Buyer’s Remorse

Good morning, In my line of work as a banker I meet many clients who seek financial services.

At first, they approach you, and they act all confident and very much aware of what they are getting into especially when acquiring loans, only for them to come and act all ‘lured’ into the commitment.

How should you handle such a client without involving feelings that will end up leaving the client-business relationship on shaky grounds.


This is a common problem in sales, often referred to as Buyer’s Remorse, a sense of regret after having made a purchase.

I’m sure you have Codes of Practice that require you to assess the client, their attitude to risk and to explain clearly what you are offering them.

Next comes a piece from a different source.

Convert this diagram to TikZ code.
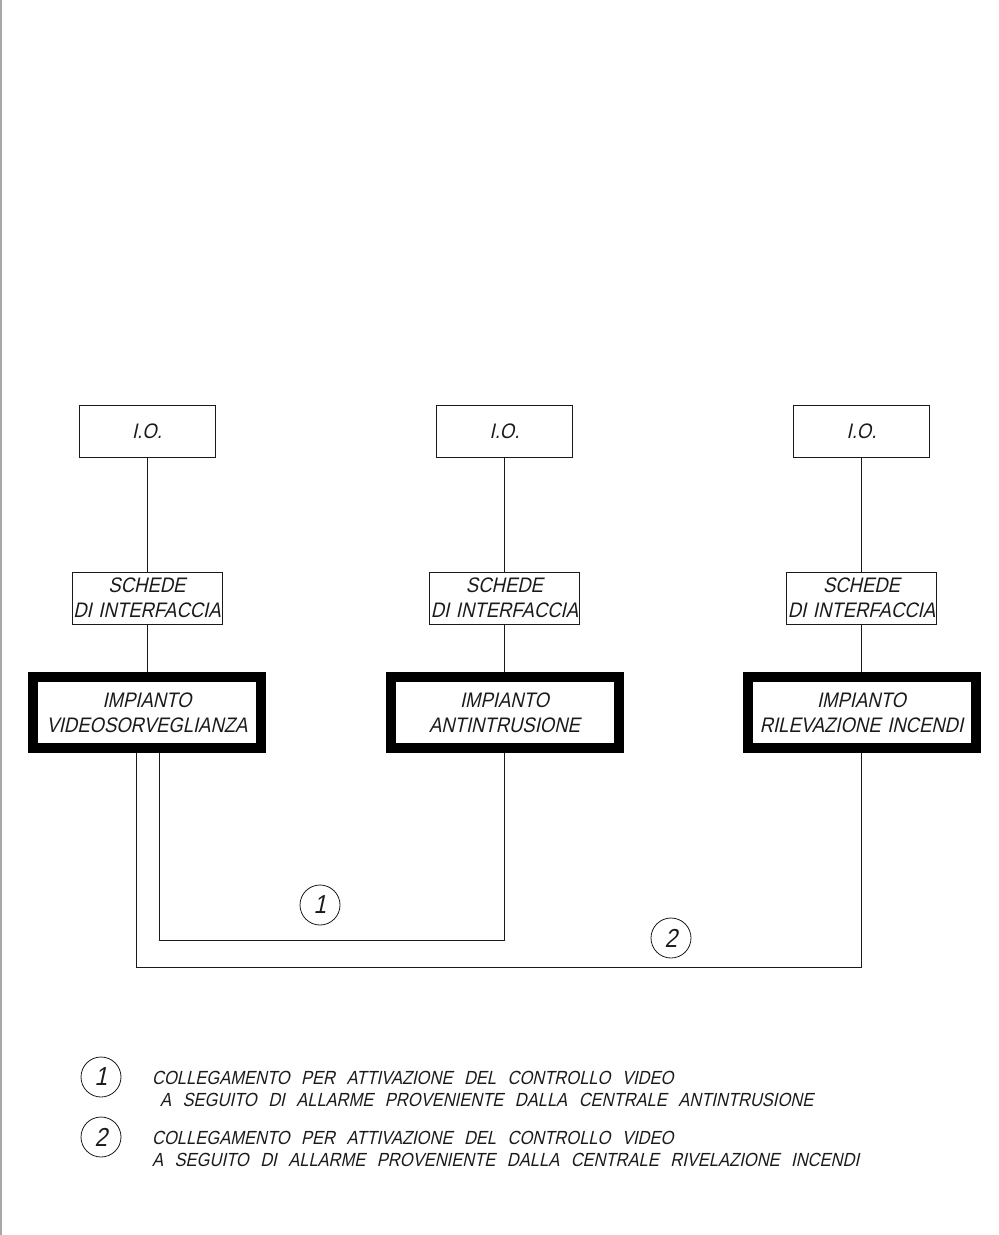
\documentclass[tikz,border=0pt]{standalone}
\usepackage{fontspec}
\newfontfamily\cadfont{Liberation Sans}[FakeSlant=0.22, FakeStretch=0.87, WordSpace=2.5]
\newfontfamily\cadboxfont{Liberation Sans}[FakeSlant=0.22, FakeStretch=0.88, WordSpace=1.3]
\usetikzlibrary{calc}
\definecolor{svink}{HTML}{1A1A1A}
\definecolor{svframe}{HTML}{A8A8A8}
\tikzset{
  sv text/.style={font=\cadboxfont\fontsize{21}{25}\selectfont, text=svink},
  sv box/.style={draw=svink, line width=0.9pt, minimum height=52pt, align=center, inner sep=0pt},
  sv plant/.style={draw=black, line width=10pt, minimum width=228pt, minimum height=71pt,
    align=center, inner sep=0pt},
  sv wire/.style={draw=svink, line width=0.9pt},
  sv ref/.style={draw=svink, line width=0.8pt, circle, minimum size=40pt, inner sep=0pt,
    font=\cadfont\fontsize{26}{26}\selectfont},
  sv note/.style={anchor=west, align=left, inner sep=0pt, font=\cadfont\fontsize{19}{22}\selectfont}
}
\begin{document}
\begin{tikzpicture}[sv text, x=1pt, y=-1pt]
  \useasboundingbox (0,0) rectangle (999,1235);
  \draw[svframe, line width=1.5pt] (0.75,0) -- (0.75,1235);
  \foreach \n/\x in {V/147,A/504.5,R/861.5} {
    \node[sv box, minimum width=136pt] (io\n) at (\x,431) {I.O.};
    \node[sv box, minimum width=150pt] (card\n) at (\x,598) {SCHEDE\\DI INTERFACCIA};
    \draw[sv wire] (io\n) -- (card\n);
  }
  \node[sv plant] (plantV) at (147,712.5) {IMPIANTO\\VIDEOSORVEGLIANZA};
  \node[sv plant] (plantA) at (504.5,712.5) {IMPIANTO\\ANTINTRUSIONE};
  \node[sv plant] (plantR) at (861.5,712.5) {IMPIANTO\\RILEVAZIONE INCENDI};
  \foreach \n in {V,A,R}
    \draw[sv wire] (card\n) -- (plant\n);
  % links from the video plant
  \coordinate (tapA) at ($(plantV.south)+(12,0)$);
  \coordinate (tapR) at ($(plantV.south)+(-11,0)$);
  \coordinate (lvlA) at (0,940);
  \coordinate (lvlR) at (0,967);
  \draw[sv wire] (tapA) |- (lvlA -| plantA.south) -- (plantA.south);
  \draw[sv wire] (tapR) |- (lvlR -| plantR.south) -- (plantR.south);
  \node[sv ref] (refA) at (320,905) {1};
  \node[sv ref] (refR) at (671,938) {2};
  % legend
  \node[sv ref] (keyA) at (101,1077) {1};
  \node[sv note] (noteA) at (152,1088.5) {COLLEGAMENTO PER ATTIVAZIONE DEL CONTROLLO VIDEO\\
    \hspace{8pt}A SEGUITO DI ALLARME PROVENIENTE DALLA CENTRALE ANTINTRUSIONE};
  \node[sv ref] (keyR) at (101,1137) {2};
  \node[sv note] (noteR) at (152,1148.5) {COLLEGAMENTO PER ATTIVAZIONE DEL CONTROLLO VIDEO\\
    A SEGUITO DI ALLARME PROVENIENTE DALLA CENTRALE RIVELAZIONE INCENDI};
\end{tikzpicture}
\end{document}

When you meet a client seeking a loan, think about the fact that they are probably feeling they have to portray a confident front so that you will lend to them. I suggest you explain slowly and carefully to the client what they are taking on, the repayments, term, interest charged etc. Even if they seem confident, I would assume no knowledge at all, and explain everything without using jargon. Then check their understanding with a few questions.

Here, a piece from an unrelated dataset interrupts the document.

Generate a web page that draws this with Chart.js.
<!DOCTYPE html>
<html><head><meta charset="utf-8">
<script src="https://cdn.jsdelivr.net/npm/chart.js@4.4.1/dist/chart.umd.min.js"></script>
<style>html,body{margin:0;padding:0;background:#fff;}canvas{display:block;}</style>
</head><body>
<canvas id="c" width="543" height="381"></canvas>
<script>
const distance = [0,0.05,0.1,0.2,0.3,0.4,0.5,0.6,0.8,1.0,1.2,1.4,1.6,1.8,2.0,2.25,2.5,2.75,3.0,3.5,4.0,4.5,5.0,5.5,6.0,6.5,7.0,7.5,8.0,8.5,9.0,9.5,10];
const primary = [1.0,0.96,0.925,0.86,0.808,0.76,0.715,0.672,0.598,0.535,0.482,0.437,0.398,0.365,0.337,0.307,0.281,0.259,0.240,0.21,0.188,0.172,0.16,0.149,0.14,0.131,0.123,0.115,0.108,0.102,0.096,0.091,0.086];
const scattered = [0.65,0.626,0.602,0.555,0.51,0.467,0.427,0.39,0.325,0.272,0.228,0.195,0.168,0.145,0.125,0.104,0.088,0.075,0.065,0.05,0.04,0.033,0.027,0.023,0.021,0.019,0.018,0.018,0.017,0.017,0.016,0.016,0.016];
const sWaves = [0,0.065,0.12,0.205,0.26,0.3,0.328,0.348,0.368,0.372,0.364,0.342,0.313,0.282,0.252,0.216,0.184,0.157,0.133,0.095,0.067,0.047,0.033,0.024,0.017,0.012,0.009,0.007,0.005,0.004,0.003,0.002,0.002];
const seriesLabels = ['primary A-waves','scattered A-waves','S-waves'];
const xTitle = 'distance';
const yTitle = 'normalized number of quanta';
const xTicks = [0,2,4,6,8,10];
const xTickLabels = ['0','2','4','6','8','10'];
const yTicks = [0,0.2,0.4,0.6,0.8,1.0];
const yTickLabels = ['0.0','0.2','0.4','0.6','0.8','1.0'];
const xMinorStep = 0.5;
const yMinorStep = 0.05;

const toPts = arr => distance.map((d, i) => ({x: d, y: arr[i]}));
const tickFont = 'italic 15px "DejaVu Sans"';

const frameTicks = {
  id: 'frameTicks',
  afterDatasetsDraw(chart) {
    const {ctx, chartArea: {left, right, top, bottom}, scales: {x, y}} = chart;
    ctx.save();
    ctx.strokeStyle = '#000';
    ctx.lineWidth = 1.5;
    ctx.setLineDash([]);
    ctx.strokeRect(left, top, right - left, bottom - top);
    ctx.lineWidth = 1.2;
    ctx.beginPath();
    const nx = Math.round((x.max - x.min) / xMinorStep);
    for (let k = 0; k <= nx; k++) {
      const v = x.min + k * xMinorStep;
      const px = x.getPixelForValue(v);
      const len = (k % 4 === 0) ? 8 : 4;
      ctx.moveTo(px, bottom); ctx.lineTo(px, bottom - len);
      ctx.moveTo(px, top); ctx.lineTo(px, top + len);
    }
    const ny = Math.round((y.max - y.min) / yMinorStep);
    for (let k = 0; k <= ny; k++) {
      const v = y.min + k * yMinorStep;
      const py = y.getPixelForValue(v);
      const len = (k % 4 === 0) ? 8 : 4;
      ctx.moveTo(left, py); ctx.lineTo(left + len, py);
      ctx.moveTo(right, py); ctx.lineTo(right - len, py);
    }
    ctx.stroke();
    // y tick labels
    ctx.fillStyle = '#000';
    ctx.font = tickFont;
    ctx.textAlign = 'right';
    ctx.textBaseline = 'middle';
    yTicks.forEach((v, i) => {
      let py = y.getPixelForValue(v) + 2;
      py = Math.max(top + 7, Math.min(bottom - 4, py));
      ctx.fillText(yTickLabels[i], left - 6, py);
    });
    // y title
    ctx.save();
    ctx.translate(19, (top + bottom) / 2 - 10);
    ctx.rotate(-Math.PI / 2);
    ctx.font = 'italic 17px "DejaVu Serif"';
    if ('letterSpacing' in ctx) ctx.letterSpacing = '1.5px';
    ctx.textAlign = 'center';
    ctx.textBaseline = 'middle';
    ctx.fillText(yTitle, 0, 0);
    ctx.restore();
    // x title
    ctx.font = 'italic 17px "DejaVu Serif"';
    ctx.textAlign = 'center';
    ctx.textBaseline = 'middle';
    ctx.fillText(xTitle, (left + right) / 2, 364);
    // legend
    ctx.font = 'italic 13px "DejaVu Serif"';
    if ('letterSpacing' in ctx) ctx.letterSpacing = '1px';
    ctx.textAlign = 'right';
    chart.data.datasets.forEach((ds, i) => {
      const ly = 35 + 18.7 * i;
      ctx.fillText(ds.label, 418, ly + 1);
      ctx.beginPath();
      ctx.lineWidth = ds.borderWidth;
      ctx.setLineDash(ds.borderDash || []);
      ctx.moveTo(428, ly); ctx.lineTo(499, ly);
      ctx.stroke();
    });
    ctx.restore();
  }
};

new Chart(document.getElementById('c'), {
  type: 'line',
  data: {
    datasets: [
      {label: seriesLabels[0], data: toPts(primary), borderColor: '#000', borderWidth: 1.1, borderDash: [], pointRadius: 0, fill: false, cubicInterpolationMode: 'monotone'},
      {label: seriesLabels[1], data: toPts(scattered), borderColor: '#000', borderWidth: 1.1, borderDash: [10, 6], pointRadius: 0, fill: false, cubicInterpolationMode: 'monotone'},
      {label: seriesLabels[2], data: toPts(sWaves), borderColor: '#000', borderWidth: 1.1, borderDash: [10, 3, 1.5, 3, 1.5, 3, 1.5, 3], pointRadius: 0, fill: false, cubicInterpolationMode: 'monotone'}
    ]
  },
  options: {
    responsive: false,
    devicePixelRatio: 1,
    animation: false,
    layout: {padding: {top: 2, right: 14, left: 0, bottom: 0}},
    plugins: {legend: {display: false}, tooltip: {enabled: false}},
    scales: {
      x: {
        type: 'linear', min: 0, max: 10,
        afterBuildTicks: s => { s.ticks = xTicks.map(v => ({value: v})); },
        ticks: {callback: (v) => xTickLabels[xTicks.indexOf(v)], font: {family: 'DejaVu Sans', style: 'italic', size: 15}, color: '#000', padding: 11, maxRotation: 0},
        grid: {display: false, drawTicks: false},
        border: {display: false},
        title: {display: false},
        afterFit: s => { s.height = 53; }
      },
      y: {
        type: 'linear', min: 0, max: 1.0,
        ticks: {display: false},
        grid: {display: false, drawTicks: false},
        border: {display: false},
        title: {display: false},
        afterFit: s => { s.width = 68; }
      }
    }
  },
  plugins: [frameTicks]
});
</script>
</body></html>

You should probably put all that in writing, maybe develop a standard form you can complete during the meeting, detailing the salient points of the loan agreement such as amount, duration, interest rate, monthly payment, total to be repaid etc

Perhaps even get them to sign the document, acknowledging the terms and conditions they have accepted. Give them a copy and retain one yourself.

You might give them a few days to consider the offer, before you check with them that they definitely want the funds released on the terms you have discussed.

Then there can be no question of them having been lured into a commitment. In the event of them claiming they didn’t know what was involved, simply produce the document they have signed.